We use images of flare loops taken by the Soft X-ray Telescope (SXT) on Yohkoh to estimate the decrease in height that open field lines undergo after they have reconnected to form closed loops. Following previous practice, we refer to this decrease as field line shrinkage and assume that intensity structures trace out the field lines. For this study, we examine two long-duration events near the limb which have flare loops that continually grow with time. The shrinkage is determined by comparing the height of a field line when it lies at the outermost edge of the flare loop system with the height it has later on when it lies at the innermost edge. We find that the field lines shrink by about 20% of their initial height in one flare and by about 32% in the other. These values are within 5% of the shrinkage predicted by a simple model of the reconnecting field which assumes that the field is potential everywhere except for a current sheet extending upward from the top of the loops. Numerical integration of the model density along the line of sight implies that most of the discrepancy between the observations and the theory is due to projection effects which occur when an arcade of loops is viewed at an arbitrary angle.
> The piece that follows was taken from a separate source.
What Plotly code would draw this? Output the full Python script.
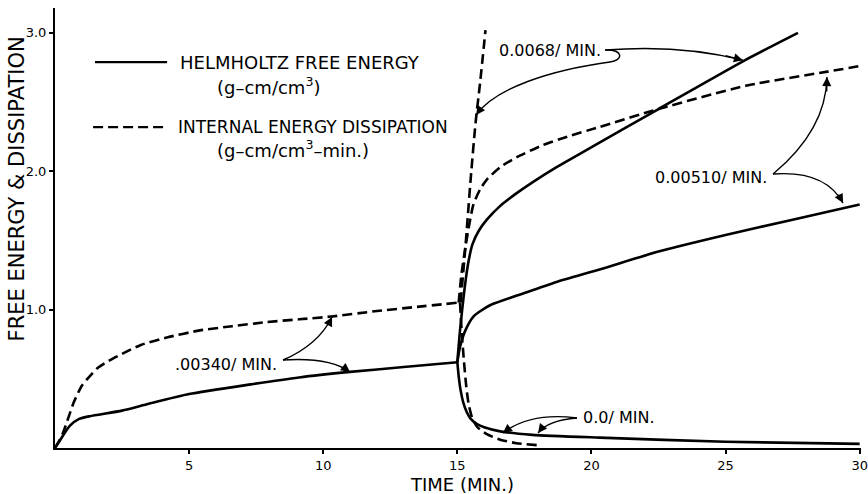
import plotly.graph_objects as go

# ---- data: time (min) and energy values ----
# loading phase, 0-15 min (rate .00340/min)
helm_t_load = [0, 0.2, 0.55, 0.9, 1.3, 2.5, 3.5, 5.0, 7.3, 9.1, 11.0, 13.0, 15.0]
helm_load = [0, 0.06, 0.16, 0.21, 0.23, 0.27, 0.32, 0.39, 0.46, 0.51, 0.55, 0.585, 0.62]
diss_t_load = [0, 0.15, 0.3, 0.5, 0.7, 1.0, 1.3, 1.6, 2.0, 2.5, 3.2, 4.2, 5.4, 6.6, 7.9,
               9.1, 10.3, 12.0, 13.5, 15.0]
diss_load = [0, 0.05, 0.11, 0.22, 0.33, 0.45, 0.52, 0.58, 0.63, 0.68, 0.745, 0.80, 0.85,
             0.88, 0.91, 0.93, 0.95, 0.99, 1.02, 1.05]

# after 15 min, rate 0.0068/min
helm_t_fast = [15.0, 15.1, 15.25, 15.4, 15.56, 15.8, 16.1, 16.6, 17.2, 17.8, 18.7, 19.6,
               22.5, 25.7, 27.7]
helm_fast = [0.62, 0.85, 1.12, 1.33, 1.47, 1.57, 1.65, 1.75, 1.84, 1.92, 2.03, 2.13,
             2.45, 2.80, 3.0]
diss_t_fast = [15.12, 15.3, 15.5, 15.68, 15.86, 16.05]
diss_fast = [1.05, 1.45, 1.95, 2.35, 2.66, 3.02]

# after 15 min, rate 0.00510/min
helm_t_mid = [15.0, 15.1, 15.3, 15.6, 16.2, 17.5, 18.7, 20.3, 22.5, 25.0, 27.5, 30.0]
helm_mid = [0.62, 0.73, 0.85, 0.95, 1.03, 1.12, 1.20, 1.29, 1.42, 1.54, 1.65, 1.76]
diss_t_mid = [15.05, 15.15, 15.3, 15.45, 15.6, 15.85, 16.1, 16.6, 17.2, 18.2, 19.1, 20.3,
              22.5, 25.8, 28.8, 30.0]
diss_mid = [1.05, 1.25, 1.45, 1.62, 1.76, 1.87, 1.94, 2.03, 2.10, 2.19, 2.25, 2.32,
            2.45, 2.62, 2.72, 2.76]

# after 15 min, rate 0.0/min
helm_t_zero = [15.0, 15.05, 15.12, 15.22, 15.35, 15.5, 15.75, 16.0, 16.6, 17.8, 20.3, 25.0, 30.0]
helm_zero = [0.62, 0.52, 0.42, 0.33, 0.26, 0.21, 0.17, 0.15, 0.12, 0.095, 0.075, 0.045, 0.03]
diss_t_zero = [15.1, 15.17, 15.25, 15.33, 15.42, 15.55, 15.75, 16.1, 16.6, 17.2, 18.0]
diss_zero = [1.05, 0.82, 0.62, 0.45, 0.32, 0.22, 0.15, 0.10, 0.06, 0.035, 0.02]

x_ticks = [5, 10, 15, 20, 25, 30]
y_ticks = [1.0, 2.0, 3.0]
y_tick_labels = ["1.0", "2.0", "3.0"]

FONT = "DejaVu Sans"
INK = "black"
LW = 2.6
DASH = "10px,5px"

fig = go.Figure()

solid_sets = [(helm_t_load, helm_load), (helm_t_fast, helm_fast),
              (helm_t_mid, helm_mid), (helm_t_zero, helm_zero)]
dashed_sets = [(diss_t_load, diss_load), (diss_t_fast, diss_fast),
               (diss_t_mid, diss_mid), (diss_t_zero, diss_zero)]

for tx, vy in solid_sets:
    fig.add_trace(go.Scatter(x=tx, y=vy, mode="lines", showlegend=False,
                             line=dict(color=INK, width=LW, shape="spline", smoothing=0.6)))
for tx, vy in dashed_sets:
    fig.add_trace(go.Scatter(x=tx, y=vy, mode="lines", showlegend=False,
                             line=dict(color=INK, width=LW, dash=DASH,
                                       shape="spline", smoothing=0.6)))

shapes = []
annotations = []

# legend keys
shapes.append(dict(type="line", xref="x", yref="y", x0=1.49, x1=4.18, y0=2.789, y1=2.789,
                   line=dict(color=INK, width=2.2)))
shapes.append(dict(type="line", xref="x", yref="y", x0=1.42, x1=4.10, y0=2.319, y1=2.319,
                   line=dict(color=INK, width=2.2, dash=DASH)))


def label(text, x, y, size, anchor="left", angle=0, xref="x", yref="y"):
    annotations.append(dict(text=text, x=x, y=y, xref=xref, yref=yref, showarrow=False,
                            xanchor=anchor, yanchor="middle", textangle=angle,
                            font=dict(family=FONT, size=size, color=INK)))


label("HELMHOLTZ FREE ENERGY", 4.59, 2.789, 18)
label("(g–cm/cm<sup>3</sup>)", 5.97, 2.616, 18)
label("INTERNAL ENERGY DISSIPATION", 4.51, 2.319, 17)
label("(g–cm/cm<sup>3</sup>–min.)", 5.97, 2.160, 18)

# rate callouts
label(".00340/ MIN.", 6.36, 0.60, 16, anchor="center")
label("0.0068/ MIN.", 18.46, 2.876, 16, anchor="center")
label("0.00510/ MIN.", 24.44, 1.958, 16, anchor="center")
label("0.0/ MIN.", 21.03, 0.217, 16, anchor="center")


def curve(path, tip, back):
    shapes.append(dict(type="path", xref="x", yref="y", path=path,
                       line=dict(color=INK, width=1.4)))
    bx = tip[0] + 0.3 * (back[0] - tip[0])
    by = tip[1] + 0.3 * (back[1] - tip[1])
    annotations.append(dict(x=tip[0], y=tip[1], ax=bx, ay=by, xref="x", yref="y",
                            axref="x", ayref="y", text="", showarrow=True,
                            arrowhead=2, arrowsize=1.3, arrowwidth=1.4,
                            arrowcolor=INK, standoff=0))


# .00340/min -> both loading curves
curve("M 8.50,0.636 Q 9.81,0.744 10.33,0.947", (10.33, 0.947), (9.81, 0.744))
curve("M 8.50,0.636 Q 10.25,0.657 11.0,0.549", (11.0, 0.549), (10.25, 0.657))
# 0.0068/min
curve("M 20.51,2.876 Q 23.30,2.919 25.65,2.803", (25.65, 2.803), (23.30, 2.919))
curve("M 20.51,2.876 C 21.20,2.883 21.20,2.800 20.69,2.790 "
      "C 18.46,2.731 16.41,2.601 15.70,2.406", (15.70, 2.406), (16.41, 2.601))
# 0.00510/min
curve("M 26.77,1.980 Q 28.75,2.298 28.78,2.681", (28.78, 2.681), (28.75, 2.298))
curve("M 26.77,1.980 Q 28.71,2.009 29.38,1.770", (29.38, 1.770), (28.71, 2.009))
# 0.0/min
curve("M 19.46,0.217 Q 17.71,0.260 16.70,0.108", (16.70, 0.108), (17.71, 0.260))
curve("M 19.46,0.217 Q 18.38,0.202 18.01,0.108", (18.01, 0.108), (18.38, 0.202))

# axis titles
label("FREE ENERGY &amp; DISSIPATION", -0.047, 0.588, 21, anchor="center", angle=-90,
      xref="paper", yref="paper")
label("TIME (MIN.)", 0.505, -0.082, 18, anchor="center", xref="paper", yref="paper")

axis_common = dict(showgrid=False, zeroline=False, showline=True, linecolor=INK, linewidth=2,
                   ticks="outside", ticklen=4, tickwidth=2, tickcolor=INK,
                   ticklabeloverflow="allow", automargin=False,
                   tickfont=dict(family=FONT, size=13, color=INK))

fig.update_layout(
    width=868, height=494,
    margin=dict(l=55, r=7, t=8, b=46, autoexpand=False),
    paper_bgcolor="white", plot_bgcolor="white",
    shapes=shapes, annotations=annotations,
    font=dict(family=FONT, color=INK),
    xaxis=dict(range=[0, 30.05], tickvals=x_ticks, ticktext=[str(v) for v in x_ticks],
               **axis_common),
    yaxis=dict(range=[0, 3.18], tickvals=y_ticks, ticktext=y_tick_labels, **axis_common),
)

fig.write_html("out.html")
Both flares have bright regions at the top of the loops, but in one flare the lower part of the region is cooler and denser than the rest of the loop, while in the other flare it is not. Consideration of the mapping of the bright regions to the footpoint of the loops implies that the cool region is formed by a thermal instability downstream of a reconnection outflow in the uppermost part of the loop. The absence of a cool, dense region in the other flare may be caused by the fact that it is a very weak event with temperatures and densities too low to trigger a thermal instability.